Pas plus qu’il ne s’agit d’importer artificiellement un conflit considéré comme étranger, il ne s’agit de s’accrocher à une politique de la canonnière, ou d’intervention militaire tous azimuts, dont les prétendus succès sont aussi peu évidents que les conséquences meurtrières et chaotiques sont garanties. Les canaux de communication contemporains ont beau présenter certaines situations comme devant rester « stabilisées », ces stabilités-là, lorsqu’elles reposent sur l’injustice, ne sont ni défendables ni durables. Elles se résolvent dans le sang ou dans une solution fondée sur le droit. Nous ne sommes pas partisans des voies du sang, qui ne sont en réalité que des engrenages sans fin, n’aboutissant qu’à des trêves immanquablement précaires. Nous sommes de fervents partisans du droit, et nul État ne peut prétendre en être dispensé.

Histoire

Le colonialisme occidental est historiquement redevable de la plus grande partie des conflits qui sévissent sur la planète. Le sionisme est une des formes prises par ce colonialisme ; son essor tardif (à l’époque des décolonisations) en fait un phénomène particulièrement anachronique. Les conquêtes et les occupations européennes des Amériques, de l’Australie et de la Nouvelle-Zélande relèvent d’un passé déjà lointain, dont les configurations ne sauraient se reproduire. L’immigration américano-européenne en Palestine ne peut donc pas être considérée comme étant en mesure de transformer la nature de cette terre d’Asie occidentale. Les seules alternatives qui lui restent sont par conséquent l’intégration dans des populations autochtones aussi anciennes que diverses (comme en Afrique du Sud), ou un rejet à plus ou moins long terme en tant qu’objet cherchant à demeurer délibérément étranger à son environnement humain (comme en Algérie).

Conjoncture

Il est vrai que, comme l’indiquent plusieurs anciens responsables du Shin Beth (Service du contre-espionnage et de la sécurité intérieure de l’État d’Israël), Israël gagne toutes les batailles. Il est vrai que la colonisation se poursuit inexorablement. Il est vrai que les efforts de « judaïsation » des lieux redoublent aussi bien dans les territoires occupés et les aires annexées qu’au sein des frontières d’avant 1968. Et il vrai enfin que les organisations politiques palestiniennes, désunies, semblent incapables de se doter d’une perspective stratégique : la dite Autorité Palestinienne, essentiellement composée d’anciens guérilleros reconvertis jouissant d’une rente de situation, ne semble appelée qu’à servir de supplétif aux troupes d’occupation pour empêcher tout développement de résistance populaire ; les mouvements islamiques palestiniens (Hamas, Jihad Islamique) refusent de capituler, mais n’offrent pas non plus d’objectif crédible.

Et pourtant…

Germes

Les batailles gagnées par Israël sont sans horizon à long terme. Les peuples du monde n’avalent plus les couleuvres qu’on veut leur faire ingurgiter, et ne croient plus au théâtre d’ombres que leur présentent les diplomaties officielles. En dépit de plus d’un demi-siècle d’oppression, la société palestinienne perdure, réfléchit, lutte et avance.
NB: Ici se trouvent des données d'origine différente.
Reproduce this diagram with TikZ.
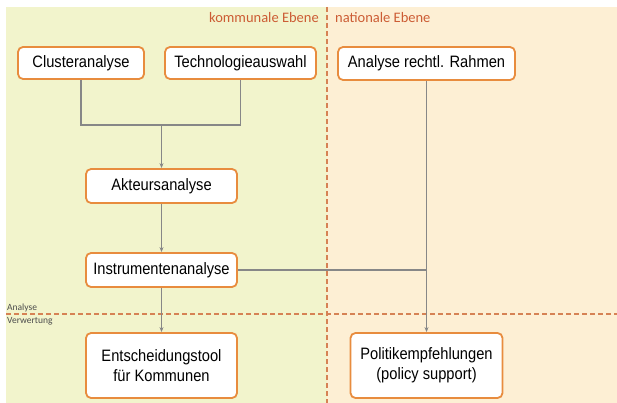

La campagne BDS (Boycott – Désinvestissements – Sanctions), surmontant les obstacles sans cesse renouvelés qui surgissent devant elle, continue de se développer, et s’apprête à franchir un palier qualitativement supérieur. De nouvelles générations de jeunes dirigeants palestiniens se lèvent, et s’emploient à préparer un avenir basé sur l’égalité des droits pour tous.

Ce sont ces germes-là qu’il nous échoit de soutenir et d’accompagner. Nous ne leur ferons pas faux bond.